--- Start of Record list ---

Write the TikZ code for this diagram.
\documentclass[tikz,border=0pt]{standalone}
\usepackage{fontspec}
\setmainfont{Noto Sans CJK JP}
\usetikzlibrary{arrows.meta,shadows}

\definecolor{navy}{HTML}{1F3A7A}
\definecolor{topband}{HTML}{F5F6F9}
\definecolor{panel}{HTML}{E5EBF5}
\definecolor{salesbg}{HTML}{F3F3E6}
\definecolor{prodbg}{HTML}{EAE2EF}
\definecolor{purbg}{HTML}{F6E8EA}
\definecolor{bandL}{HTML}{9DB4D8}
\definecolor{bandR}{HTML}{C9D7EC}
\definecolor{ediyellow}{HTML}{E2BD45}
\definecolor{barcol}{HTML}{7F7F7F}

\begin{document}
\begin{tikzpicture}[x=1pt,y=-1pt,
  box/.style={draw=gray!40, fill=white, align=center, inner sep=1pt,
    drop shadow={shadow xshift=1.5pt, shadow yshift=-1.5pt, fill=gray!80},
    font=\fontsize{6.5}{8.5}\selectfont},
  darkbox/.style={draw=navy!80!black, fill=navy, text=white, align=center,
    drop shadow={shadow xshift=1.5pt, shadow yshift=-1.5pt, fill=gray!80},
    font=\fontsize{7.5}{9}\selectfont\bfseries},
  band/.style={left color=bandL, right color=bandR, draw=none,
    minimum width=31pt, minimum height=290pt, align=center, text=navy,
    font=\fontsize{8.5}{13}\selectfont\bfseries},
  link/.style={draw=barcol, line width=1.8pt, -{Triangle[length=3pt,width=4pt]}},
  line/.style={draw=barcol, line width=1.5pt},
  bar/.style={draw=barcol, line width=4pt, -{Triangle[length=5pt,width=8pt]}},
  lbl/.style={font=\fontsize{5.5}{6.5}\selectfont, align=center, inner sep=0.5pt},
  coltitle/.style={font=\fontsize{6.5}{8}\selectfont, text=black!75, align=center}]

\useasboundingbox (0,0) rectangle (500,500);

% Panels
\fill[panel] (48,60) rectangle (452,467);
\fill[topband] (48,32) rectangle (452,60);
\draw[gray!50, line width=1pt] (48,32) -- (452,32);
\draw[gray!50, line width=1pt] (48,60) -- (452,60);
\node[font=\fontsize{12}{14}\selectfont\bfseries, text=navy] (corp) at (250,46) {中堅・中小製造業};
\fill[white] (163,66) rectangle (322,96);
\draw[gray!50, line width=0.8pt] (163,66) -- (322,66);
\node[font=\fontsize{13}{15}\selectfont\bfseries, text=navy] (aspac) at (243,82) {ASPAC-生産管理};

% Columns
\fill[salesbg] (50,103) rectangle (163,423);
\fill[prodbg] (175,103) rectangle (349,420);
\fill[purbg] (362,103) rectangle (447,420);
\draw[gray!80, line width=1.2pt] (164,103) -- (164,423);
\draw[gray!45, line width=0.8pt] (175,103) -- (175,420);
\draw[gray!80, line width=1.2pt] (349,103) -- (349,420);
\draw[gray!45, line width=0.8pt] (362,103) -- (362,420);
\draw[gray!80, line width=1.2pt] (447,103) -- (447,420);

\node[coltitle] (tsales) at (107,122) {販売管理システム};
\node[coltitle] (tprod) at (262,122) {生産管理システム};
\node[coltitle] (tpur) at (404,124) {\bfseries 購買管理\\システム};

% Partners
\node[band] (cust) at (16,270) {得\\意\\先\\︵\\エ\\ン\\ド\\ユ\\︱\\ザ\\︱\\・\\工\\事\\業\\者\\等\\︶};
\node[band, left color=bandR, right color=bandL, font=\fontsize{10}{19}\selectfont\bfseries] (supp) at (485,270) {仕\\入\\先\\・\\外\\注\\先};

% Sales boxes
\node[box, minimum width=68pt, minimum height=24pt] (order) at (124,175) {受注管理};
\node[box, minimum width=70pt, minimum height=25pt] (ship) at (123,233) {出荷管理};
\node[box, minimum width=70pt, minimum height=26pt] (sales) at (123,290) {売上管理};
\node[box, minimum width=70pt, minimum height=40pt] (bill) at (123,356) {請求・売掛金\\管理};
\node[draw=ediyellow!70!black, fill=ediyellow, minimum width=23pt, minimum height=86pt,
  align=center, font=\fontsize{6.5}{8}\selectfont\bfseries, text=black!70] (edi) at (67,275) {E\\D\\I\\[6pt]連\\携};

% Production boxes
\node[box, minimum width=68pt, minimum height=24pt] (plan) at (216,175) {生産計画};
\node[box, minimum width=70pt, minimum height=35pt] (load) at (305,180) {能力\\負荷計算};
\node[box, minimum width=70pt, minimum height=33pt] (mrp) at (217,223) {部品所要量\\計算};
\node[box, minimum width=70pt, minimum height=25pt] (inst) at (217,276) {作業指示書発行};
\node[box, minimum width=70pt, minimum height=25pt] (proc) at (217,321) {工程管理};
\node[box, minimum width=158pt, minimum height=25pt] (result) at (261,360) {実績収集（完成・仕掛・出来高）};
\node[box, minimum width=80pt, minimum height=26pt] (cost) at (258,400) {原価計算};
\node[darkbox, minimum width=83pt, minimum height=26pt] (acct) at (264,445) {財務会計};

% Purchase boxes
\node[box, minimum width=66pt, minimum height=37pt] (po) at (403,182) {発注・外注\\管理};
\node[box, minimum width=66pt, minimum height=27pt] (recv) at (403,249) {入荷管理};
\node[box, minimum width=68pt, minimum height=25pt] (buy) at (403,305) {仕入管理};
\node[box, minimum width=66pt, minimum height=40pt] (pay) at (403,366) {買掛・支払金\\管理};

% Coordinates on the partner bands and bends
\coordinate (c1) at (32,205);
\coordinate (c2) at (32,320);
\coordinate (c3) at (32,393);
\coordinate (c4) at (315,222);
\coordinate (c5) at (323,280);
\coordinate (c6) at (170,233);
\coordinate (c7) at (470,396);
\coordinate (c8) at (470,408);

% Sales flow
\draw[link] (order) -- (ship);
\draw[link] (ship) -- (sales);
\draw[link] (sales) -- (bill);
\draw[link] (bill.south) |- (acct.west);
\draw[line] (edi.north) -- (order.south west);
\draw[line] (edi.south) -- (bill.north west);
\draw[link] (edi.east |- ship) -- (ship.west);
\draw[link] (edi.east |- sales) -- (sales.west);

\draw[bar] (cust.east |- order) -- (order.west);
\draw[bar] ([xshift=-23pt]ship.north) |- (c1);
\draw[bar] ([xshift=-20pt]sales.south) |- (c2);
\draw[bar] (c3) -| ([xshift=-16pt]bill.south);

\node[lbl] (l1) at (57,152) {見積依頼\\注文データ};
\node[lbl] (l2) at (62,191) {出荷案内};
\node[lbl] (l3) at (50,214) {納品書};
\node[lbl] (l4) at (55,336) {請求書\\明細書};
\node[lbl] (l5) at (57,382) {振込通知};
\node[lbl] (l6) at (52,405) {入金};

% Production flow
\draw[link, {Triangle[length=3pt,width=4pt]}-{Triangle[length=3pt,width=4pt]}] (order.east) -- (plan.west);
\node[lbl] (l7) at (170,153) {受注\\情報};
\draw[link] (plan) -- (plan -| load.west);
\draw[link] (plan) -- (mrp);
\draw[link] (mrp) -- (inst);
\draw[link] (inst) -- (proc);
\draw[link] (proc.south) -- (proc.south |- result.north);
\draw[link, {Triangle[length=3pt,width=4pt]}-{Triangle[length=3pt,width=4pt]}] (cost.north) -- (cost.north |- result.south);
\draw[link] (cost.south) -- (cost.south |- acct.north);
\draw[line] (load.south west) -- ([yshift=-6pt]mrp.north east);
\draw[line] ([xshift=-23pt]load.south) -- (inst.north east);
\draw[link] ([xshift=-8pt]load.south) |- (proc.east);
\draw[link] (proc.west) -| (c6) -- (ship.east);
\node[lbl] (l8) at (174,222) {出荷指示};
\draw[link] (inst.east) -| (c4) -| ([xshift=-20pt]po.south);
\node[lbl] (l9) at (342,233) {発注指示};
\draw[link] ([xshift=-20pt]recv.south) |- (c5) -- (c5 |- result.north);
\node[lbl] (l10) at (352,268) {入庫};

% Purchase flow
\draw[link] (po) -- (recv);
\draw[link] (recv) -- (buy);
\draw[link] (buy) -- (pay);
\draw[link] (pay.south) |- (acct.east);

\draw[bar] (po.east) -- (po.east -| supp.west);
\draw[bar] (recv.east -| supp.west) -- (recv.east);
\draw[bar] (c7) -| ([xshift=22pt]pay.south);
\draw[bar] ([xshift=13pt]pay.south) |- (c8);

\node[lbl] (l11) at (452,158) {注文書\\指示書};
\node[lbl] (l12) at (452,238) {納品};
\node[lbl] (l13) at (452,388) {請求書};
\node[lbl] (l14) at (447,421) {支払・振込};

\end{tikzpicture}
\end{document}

--- End of Record list ---
--- Start of Record list ---

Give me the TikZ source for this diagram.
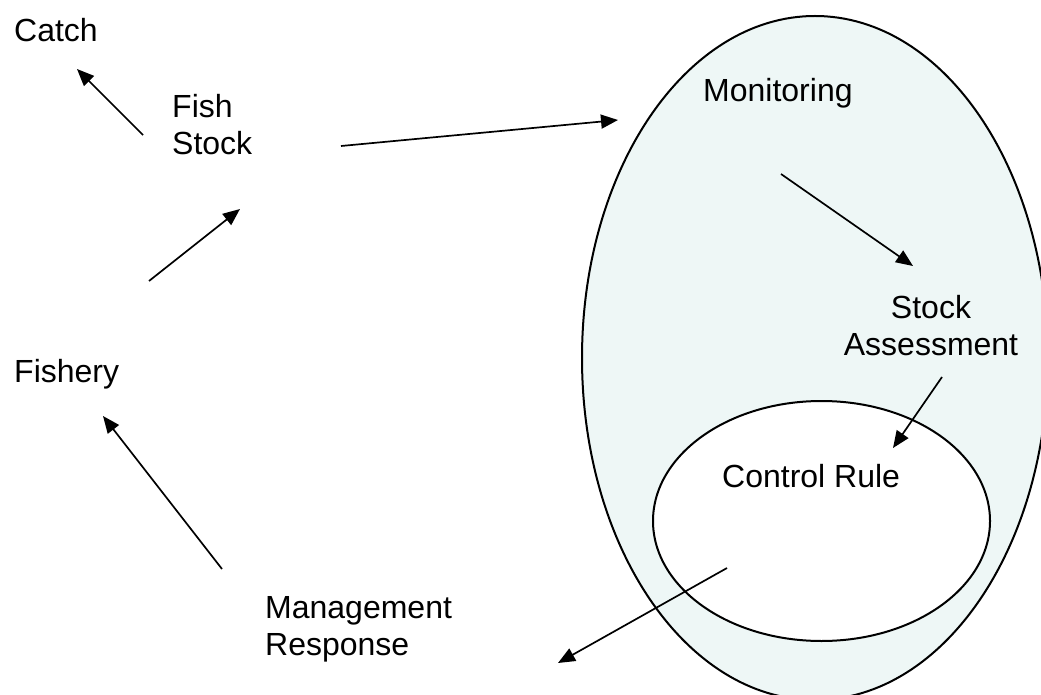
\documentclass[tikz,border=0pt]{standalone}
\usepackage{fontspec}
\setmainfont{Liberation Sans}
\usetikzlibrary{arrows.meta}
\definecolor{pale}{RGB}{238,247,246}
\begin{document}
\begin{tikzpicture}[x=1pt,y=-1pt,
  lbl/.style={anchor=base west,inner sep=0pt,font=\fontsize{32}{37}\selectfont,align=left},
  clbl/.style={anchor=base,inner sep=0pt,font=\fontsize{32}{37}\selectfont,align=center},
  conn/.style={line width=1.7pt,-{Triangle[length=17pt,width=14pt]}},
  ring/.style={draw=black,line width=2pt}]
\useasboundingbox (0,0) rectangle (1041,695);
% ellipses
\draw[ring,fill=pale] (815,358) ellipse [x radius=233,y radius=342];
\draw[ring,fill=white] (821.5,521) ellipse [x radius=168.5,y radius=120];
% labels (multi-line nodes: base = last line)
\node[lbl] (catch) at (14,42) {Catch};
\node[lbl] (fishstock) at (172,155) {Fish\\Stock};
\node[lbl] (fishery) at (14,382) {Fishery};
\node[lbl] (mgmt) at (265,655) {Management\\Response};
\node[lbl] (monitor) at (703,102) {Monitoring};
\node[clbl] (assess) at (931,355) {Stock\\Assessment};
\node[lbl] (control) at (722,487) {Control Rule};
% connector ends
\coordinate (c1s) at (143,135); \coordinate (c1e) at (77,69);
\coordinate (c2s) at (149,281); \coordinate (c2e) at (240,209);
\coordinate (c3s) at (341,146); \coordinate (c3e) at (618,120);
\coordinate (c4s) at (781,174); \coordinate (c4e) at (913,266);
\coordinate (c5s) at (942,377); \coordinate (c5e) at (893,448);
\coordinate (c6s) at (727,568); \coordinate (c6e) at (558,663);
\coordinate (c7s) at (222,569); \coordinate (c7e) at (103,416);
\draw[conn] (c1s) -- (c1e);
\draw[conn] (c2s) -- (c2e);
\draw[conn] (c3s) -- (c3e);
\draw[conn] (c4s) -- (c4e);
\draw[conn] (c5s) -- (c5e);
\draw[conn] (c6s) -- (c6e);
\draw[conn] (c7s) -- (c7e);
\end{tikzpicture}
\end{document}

--- End of Record list ---

◆ What you should do:
State only the number of lines in these entries that contain "this".

◆ Full solution:
2